Charlotte Mason’s method secures attention by reading engaging books, keeping lessons short and focused, and by calling students to narrate what they have seen or heard. Narrating on a daily basis in all subjects develops the habit of close attention. The brain adapts itself to the need to attend since a lack of attentiveness shows up immediately in an inability to narrate with accuracy and thoroughness.

The Habit of Excellence

Excellence: putting forth one’s best effort, truly caring about the subject at hand 

For Charlotte Mason the real question was “not how much does the student know, but how much does he care about what he knows.”  We help our students to care by placing before them “a great feast of ideas”  and calling them respond with their own ideas in discussion and narration.  We spare them the distraction of external rewards (no stickers,  prizes, or privileges) so that growing in knowledge remains the focus and reward of their labor.  See: Brain Study on Internal vs. External Rewards.

The Habit of Humility

Humility: self knowledge, the willingness to honor our strengths while facing our weaknesses

We call our students to know their strengths, pursue their interests, and develop a self understanding based on the truth that “we have gifts that differ according to the favor bestowed on us” (Romans 12:6). In an atmosphere of encouragement, students learn to face their weaknesses and humbly ask for assistance. They come to understand that mistakes are nothing to be ashamed of, but are a normal part of life and a starting point for growth.

The Habit of Curiosity

Curiosity: the fuel of all sound academic work

Curiosity asks: why? how? and what if? How does that plane lift off the ground? Why did those people act in that way? What if the opposite happened? Properly cultivated, curiosity leads from egocentrism to engagement with the world. We support the development of this habit by creating a safe environment where students are free to pose questions about all they read and observe.

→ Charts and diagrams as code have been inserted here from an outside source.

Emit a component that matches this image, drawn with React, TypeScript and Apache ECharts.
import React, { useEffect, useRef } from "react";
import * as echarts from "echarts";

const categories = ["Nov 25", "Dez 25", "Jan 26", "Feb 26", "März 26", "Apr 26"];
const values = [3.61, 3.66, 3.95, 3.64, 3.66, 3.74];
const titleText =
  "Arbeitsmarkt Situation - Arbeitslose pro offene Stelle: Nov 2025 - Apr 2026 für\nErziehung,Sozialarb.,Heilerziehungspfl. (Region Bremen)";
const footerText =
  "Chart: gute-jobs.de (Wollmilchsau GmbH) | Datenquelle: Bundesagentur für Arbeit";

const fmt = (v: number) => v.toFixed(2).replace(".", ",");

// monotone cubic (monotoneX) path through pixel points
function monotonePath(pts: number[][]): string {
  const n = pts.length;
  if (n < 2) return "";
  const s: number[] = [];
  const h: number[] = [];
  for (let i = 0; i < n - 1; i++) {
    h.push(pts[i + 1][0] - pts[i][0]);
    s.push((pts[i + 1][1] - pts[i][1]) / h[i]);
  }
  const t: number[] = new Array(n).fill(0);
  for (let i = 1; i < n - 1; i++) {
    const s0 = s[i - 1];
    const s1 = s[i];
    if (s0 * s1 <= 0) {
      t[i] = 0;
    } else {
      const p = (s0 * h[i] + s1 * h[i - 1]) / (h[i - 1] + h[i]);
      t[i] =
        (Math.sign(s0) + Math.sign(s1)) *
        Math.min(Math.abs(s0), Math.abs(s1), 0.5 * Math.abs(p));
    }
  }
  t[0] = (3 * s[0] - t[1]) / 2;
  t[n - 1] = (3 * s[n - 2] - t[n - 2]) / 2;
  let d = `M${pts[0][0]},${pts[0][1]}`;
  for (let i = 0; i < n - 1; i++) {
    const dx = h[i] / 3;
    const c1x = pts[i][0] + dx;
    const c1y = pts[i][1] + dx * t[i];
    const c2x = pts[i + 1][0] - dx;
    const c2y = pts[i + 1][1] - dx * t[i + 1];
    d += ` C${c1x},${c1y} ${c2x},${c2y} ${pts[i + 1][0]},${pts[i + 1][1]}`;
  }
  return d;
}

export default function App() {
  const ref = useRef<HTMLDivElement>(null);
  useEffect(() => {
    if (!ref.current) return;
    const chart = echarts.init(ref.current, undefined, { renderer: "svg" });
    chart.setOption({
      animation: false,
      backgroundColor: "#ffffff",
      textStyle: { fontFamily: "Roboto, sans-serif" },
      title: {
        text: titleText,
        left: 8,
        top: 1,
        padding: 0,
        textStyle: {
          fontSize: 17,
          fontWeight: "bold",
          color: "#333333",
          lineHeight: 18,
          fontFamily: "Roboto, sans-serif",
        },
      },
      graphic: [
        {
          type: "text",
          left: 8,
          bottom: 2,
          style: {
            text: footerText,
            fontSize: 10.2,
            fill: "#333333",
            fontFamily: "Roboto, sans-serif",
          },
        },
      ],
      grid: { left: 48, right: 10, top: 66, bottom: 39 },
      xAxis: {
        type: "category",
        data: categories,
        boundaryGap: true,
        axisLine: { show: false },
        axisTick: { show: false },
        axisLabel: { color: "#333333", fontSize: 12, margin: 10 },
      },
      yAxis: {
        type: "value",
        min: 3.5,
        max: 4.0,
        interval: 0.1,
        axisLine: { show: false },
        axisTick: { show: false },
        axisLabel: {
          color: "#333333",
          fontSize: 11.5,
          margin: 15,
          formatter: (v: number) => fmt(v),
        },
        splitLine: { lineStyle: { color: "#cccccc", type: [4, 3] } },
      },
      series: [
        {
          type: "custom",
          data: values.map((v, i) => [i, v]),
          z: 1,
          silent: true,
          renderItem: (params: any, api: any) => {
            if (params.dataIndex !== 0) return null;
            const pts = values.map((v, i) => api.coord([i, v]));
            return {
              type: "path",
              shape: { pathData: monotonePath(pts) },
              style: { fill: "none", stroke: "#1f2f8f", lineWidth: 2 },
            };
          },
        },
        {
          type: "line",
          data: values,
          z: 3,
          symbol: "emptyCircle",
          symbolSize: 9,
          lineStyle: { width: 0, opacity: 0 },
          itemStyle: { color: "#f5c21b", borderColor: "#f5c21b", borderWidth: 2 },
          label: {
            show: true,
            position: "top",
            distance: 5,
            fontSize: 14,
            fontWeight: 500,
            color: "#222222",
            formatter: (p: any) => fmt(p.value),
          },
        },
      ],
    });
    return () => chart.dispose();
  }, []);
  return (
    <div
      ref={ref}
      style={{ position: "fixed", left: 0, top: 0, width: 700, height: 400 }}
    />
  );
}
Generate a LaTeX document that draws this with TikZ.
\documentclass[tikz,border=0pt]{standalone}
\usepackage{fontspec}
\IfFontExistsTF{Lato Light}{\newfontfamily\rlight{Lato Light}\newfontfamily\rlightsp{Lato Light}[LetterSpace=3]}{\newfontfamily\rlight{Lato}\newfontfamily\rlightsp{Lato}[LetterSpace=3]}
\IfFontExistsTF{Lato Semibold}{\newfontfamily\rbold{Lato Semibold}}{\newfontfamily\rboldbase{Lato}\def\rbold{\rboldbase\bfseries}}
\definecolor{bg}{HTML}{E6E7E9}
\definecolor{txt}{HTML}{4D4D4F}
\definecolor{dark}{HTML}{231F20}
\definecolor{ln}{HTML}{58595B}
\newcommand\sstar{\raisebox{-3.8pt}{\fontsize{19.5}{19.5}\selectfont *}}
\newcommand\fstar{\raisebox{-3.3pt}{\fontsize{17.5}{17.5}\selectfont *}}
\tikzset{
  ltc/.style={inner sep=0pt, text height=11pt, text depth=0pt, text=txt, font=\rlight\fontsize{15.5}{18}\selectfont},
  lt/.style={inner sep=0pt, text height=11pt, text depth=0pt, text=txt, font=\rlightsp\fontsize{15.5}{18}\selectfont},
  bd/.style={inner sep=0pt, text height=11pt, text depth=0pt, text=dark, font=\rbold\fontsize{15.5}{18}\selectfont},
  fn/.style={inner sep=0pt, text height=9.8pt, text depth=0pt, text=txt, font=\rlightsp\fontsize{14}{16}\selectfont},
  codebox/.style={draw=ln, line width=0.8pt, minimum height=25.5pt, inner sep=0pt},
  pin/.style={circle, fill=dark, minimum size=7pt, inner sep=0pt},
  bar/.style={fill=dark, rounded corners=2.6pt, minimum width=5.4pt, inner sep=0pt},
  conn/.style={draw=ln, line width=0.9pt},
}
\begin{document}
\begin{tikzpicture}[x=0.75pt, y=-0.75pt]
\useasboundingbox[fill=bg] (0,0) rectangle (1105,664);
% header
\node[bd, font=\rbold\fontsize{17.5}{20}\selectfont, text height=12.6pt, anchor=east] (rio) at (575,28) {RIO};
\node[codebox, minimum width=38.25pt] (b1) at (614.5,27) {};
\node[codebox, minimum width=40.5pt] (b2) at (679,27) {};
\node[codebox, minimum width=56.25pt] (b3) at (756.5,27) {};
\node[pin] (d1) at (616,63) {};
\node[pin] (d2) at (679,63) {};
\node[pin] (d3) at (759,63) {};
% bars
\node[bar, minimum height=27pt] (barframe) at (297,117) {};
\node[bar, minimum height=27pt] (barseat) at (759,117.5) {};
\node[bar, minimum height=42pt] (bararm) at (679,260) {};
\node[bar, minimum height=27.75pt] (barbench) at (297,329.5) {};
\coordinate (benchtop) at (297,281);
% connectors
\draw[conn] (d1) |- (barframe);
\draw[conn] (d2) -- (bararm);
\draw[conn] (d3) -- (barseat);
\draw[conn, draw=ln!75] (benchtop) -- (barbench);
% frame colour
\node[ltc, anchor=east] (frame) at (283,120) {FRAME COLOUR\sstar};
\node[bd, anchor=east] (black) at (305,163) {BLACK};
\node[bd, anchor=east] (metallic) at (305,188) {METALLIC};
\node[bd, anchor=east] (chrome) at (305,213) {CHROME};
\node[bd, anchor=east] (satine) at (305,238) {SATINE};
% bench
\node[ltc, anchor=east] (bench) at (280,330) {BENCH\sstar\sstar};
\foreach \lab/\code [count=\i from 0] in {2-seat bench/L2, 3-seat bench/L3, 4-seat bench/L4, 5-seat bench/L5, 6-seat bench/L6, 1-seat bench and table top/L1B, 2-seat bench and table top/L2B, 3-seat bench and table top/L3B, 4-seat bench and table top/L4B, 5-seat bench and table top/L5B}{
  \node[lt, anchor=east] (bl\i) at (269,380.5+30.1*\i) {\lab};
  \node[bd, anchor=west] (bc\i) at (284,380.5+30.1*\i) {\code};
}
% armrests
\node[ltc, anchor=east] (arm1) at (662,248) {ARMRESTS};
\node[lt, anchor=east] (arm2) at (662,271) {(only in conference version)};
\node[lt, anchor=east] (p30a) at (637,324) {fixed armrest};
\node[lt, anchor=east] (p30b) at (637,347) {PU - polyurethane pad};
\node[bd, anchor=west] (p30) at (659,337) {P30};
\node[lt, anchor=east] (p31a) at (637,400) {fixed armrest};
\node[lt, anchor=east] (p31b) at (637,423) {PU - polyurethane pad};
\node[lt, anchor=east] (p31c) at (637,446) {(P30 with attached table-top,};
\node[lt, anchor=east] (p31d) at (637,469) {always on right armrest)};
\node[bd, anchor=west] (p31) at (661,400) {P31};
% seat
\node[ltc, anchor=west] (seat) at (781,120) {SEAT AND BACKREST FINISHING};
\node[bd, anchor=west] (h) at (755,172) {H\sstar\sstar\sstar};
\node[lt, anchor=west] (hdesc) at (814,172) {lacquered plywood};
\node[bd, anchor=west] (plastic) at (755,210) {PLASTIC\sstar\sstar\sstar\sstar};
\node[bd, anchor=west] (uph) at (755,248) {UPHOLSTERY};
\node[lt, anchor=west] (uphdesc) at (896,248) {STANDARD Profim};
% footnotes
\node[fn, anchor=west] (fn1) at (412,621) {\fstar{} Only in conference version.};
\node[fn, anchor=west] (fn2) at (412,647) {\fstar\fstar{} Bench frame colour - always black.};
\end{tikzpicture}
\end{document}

The Habit of Responsibility

Responsibility: ownership and accountability

Students at Plumfield are responsible for their own work and must learn to manage their own attention, time, and productivity. This habit is built up slowly over time. In the primary grades, there is much supervision and coaching. Our young scholars narrate (dictate) what they have seen and heard, practice basic skills, and organize their portfolios. Middle school students are taught planning strategies and are held accountable for completing their work. At the beginning of the week, students in grades 5 -8 receive a weekly outline listing the specific narrations that are to be typed* and brought to finished form. They are responsible for scheduling when this work is to be done: during skills hour, personal time, or at home. Any work not finished by the end of the week must be completed the following Monday during the student’s personal time. Fortunately, we seldom have to apply this consequence. (*Students who have not yet learned to type are given assistance until this skill is mastered.)

The Habit of Order

Order: the management of one’s own things

At Plumfield, each student is assigned an open cubby with color coded binders for each subject. Students are responsible for keeping these binders labeled and in order. Papers must be properly filed in sheet protectors. Students who struggle with order need much friendly support until they acquire this habit. Order also refers to coming to class with the materials needed for work. At the end of the day, students participate in keeping the school in order by doing assigned chores.